Nos bastidores, os corpos técnicos dos governos estaduais já se articulam para recuperar o ICMS — ou, na pior das hipóteses, parte dele — a partir de janeiro. Na semana passada, o Comitê Nacional de Secretários de Fazenda dos Estados e do DF (Comsefaz), que reúne secretários estaduais de Fazenda, divulgou orientação aos estados para elevar a alíquota padrão como alternativa para recompor arrecadação de ICMS.
No entanto, Borges, do FGV-Ibre, acredita que mesmo se houver alterações nos tetos de ICMS, não se sabe se a arrecadação vai se recuperar por completo ao longo do ano. Para ele, a restauração dos cofres estaduais só volta aos patamares de antes se houver uma rápida aprovação de uma reforma da tributação do consumo, numa proposta que estabeleça o Imposto sobre Valor Adicionado (IVA). Nas propostas já discutidas nesse sentido, a mudança começa com os federais PIS e Cofins e alcança o ICMS depois, após período de transição de pelo menos seis anos.

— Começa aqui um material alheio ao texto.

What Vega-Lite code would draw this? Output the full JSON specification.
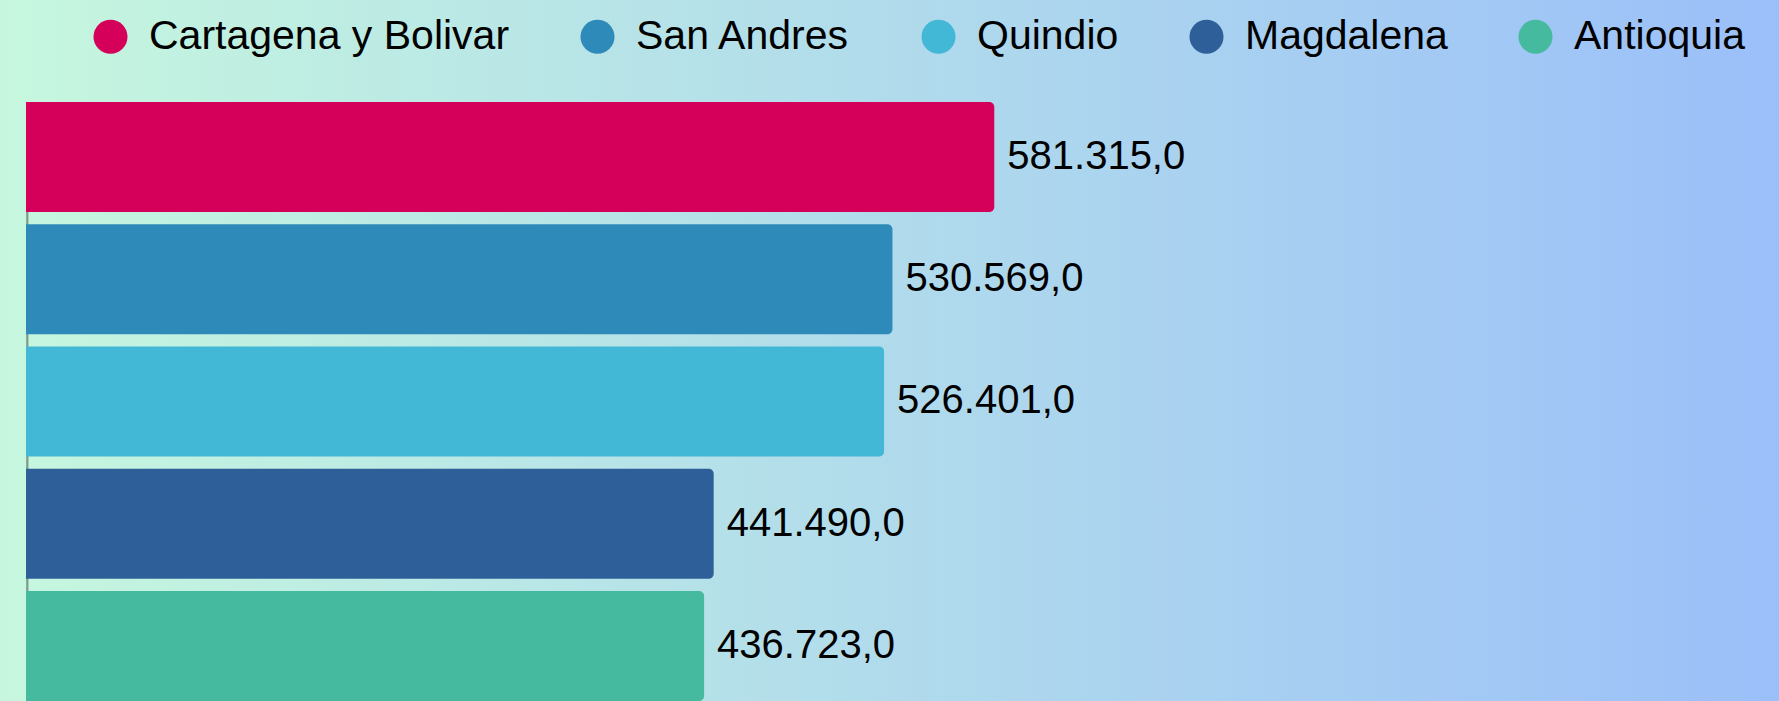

REAJUSTES Além de enxugar a arrecadação de estados e do governo central, as desonerações atabalhoadas e eleitoreiras podem ser agravadas pela previsão de reajuste salarial de servidores públicos. Embora não tenha indicado percentuais de aumentos no Orçamento, o governo que estará encaixotando a mudança nas próximas duas semanas entregará um presente-bomba para a próxima equipe econômica. Bolsonaro e Paulo Guedes deixaram no Orçamento uma reserva de R$ 12 bilhões para reajuste salarial. O reajuste nos vencimentos dos servidores atravessou vários vaivéns desde o final de 2021, com Bolsonaro prometendo reajustar os salários apenas dos policiais federais. Depois, disse que aumentaria o salário de todos os funcionários públicos. Mas ninguém recebeu aumento. Meses depois o desespero aumentou e o Posto Ipiranga congelou repasses para educação, saúde e assistência social. Isso porque a lógica tributária é clara e impiedosa: se não há um plano minucioso de compensação, quando alguém deixa de pagar, outro deixa de receber.